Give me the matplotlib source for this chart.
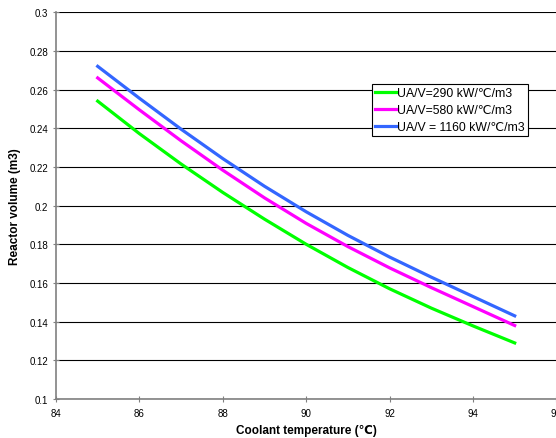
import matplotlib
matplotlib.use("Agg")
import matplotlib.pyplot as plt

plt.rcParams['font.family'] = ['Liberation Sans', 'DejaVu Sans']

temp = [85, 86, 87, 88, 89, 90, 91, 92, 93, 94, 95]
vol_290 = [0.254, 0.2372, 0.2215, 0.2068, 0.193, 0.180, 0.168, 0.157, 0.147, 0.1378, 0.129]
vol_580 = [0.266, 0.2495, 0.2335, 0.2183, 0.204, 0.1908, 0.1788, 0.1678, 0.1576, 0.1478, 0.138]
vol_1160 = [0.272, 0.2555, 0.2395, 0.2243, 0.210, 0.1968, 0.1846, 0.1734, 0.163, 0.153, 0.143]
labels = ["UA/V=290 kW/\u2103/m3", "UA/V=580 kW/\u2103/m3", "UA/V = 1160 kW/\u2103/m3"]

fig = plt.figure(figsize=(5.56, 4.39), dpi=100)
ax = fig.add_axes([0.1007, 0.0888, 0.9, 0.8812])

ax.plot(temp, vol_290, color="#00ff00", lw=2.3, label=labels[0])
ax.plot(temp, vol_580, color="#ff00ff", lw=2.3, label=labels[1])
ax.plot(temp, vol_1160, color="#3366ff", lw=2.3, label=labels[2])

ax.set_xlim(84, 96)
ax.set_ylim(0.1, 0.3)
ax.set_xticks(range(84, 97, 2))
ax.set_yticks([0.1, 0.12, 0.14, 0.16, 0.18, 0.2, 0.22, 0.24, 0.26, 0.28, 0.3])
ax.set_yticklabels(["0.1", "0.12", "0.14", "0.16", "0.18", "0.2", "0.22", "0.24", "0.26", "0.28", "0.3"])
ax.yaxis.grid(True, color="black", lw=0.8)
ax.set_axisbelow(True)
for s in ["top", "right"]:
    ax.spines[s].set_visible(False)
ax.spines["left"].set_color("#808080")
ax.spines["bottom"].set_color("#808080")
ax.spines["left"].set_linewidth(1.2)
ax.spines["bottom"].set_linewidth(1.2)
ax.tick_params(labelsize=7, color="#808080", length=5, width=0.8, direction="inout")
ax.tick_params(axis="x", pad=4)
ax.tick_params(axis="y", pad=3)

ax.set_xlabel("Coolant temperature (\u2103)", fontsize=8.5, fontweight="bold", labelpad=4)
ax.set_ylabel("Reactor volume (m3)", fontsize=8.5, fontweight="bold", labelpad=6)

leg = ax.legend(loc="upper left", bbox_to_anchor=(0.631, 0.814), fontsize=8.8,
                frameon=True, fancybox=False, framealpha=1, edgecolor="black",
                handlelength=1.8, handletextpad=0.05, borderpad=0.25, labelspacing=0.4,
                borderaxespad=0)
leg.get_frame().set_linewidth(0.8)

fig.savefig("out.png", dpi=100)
# # #
## TO DO
Find all the lines containing "matplotlib" in the material, then copy them.

## ANSWER
Give me the matplotlib source for this chart.
import matplotlib
matplotlib.use("Agg")
import matplotlib.pyplot as plt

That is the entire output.